Another bugaboo: earmarks. They’re a problem, aren’t they? After all, a number of candidates rode into Washington like the cavalry, insisting they would save us from government overspending by eliminating earmarks. Our own Michele Bachmann was among them, although she has taken earmarks herself, and then tried to get the money she took redefined as something other than earmarks. Regardless, eliminating earmarks would slash spending, wouldn’t it? Well, not according to the AP, which points out that lawmakers have all sorts of tricks for getting at money, and, even if the ban worked, it would hardly effect our enormous deficit.

Speaking of Bachmann, she recently warned of a possible split in the Republican Party. According to MPR’s Rupa Shenoy, Bachmann told CNN’s “The Situation Room” that the Tea Party might break with the GOP over government spending, although she didn’t foresee them running their own presidential candidate.

CNN has a transcript of the complete interview, and, as Andy Birkey of Minnesota Independent points out, it’s interesting in part because Bachmann doesn’t really have many specifics for what she would cut from government. Wolf Blitzer repeatedly presses her on what she would trim, and she repeatedly offers generalities, until finally naming one specific: No Child Left Behind.

While politicians are arguing abstractions and inventing problems, there remain real problems in the real world For instance, stink bugs have arrived in Minnesota. For those of you not familiar, Tom Webb of the PiPress offers the details: They’re shield-shaped, they fly, and they smell bad.

Also, the jackal-headed Egyptian god Anubis is in St. Paul, and he’s 26 feet tall. Sure, he’s supposedly a statue, according to MinnPost’s Joe Kimball. But if there is one thing we at The Glean have learned from obsessively watching “Horror Incorporated” as children, it’s the the presence of the god of mummification and the afterlife that inevitably means undead Egyptian priests will soon be stalking the city looking for the reincarnated brides, and what are our politicians doing about that?

We’ll close with the arts today.

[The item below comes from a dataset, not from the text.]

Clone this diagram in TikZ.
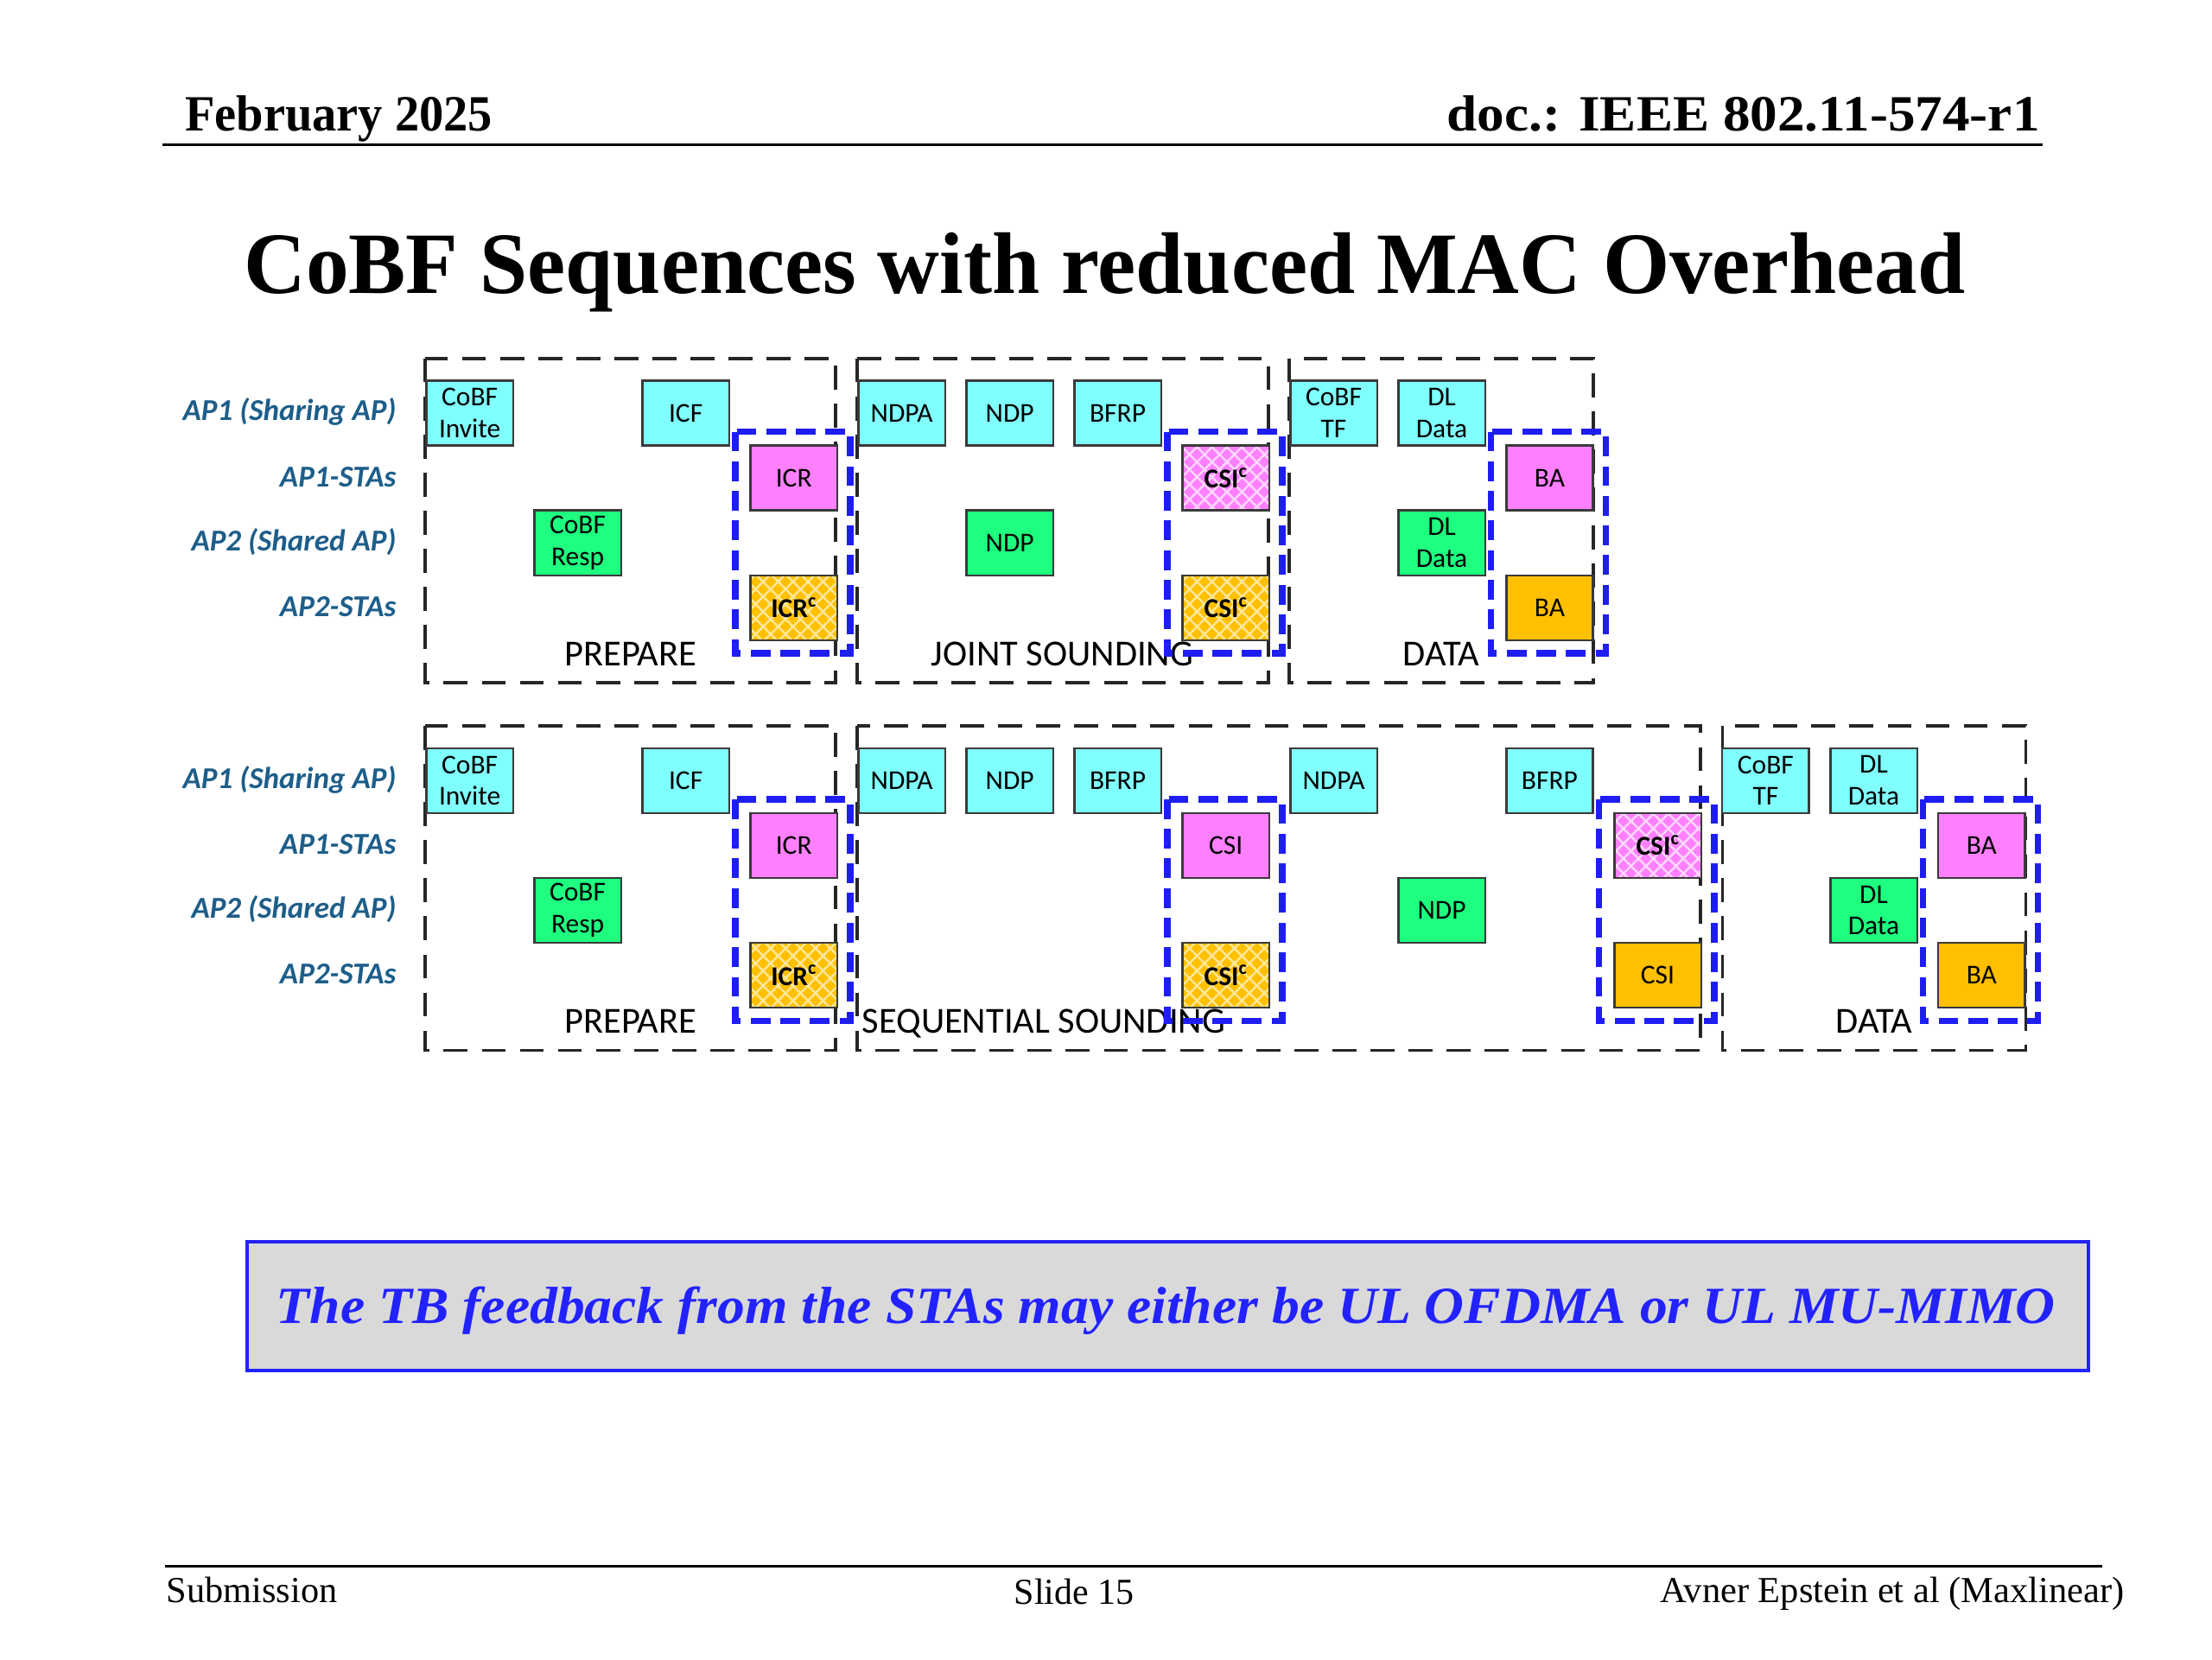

LOL/OMG points out the the Twin Cities have been listed at the No. 7 spot on Songkick’s list of “most rocking” cities, which will come as no surprise to anyone who knows how seriously Twin Citians take their rocking. It’s impossible to walk down a city street without seeing someone just rocking out, man. Just rocking out.

Finally, it’s almost the holidays, and, for local arts organizations, that means one thing: an endless parade of holiday entertainment. TC Theater Connection looks into one of the more unusual offerings: a seemingly supervillain-themed Christmas show by popular local humorist Joseph Scrimshaw and “Mystery Science Theater 3000” and Rifftrax cast member Bill Corbett, himself an accomplished playwright. The show is called “Super Powered Revenge Christmas #1,” which might sound like a somewhat silly name for a show. But, then, “Nutcracker” is a bit silly too, if you think about it.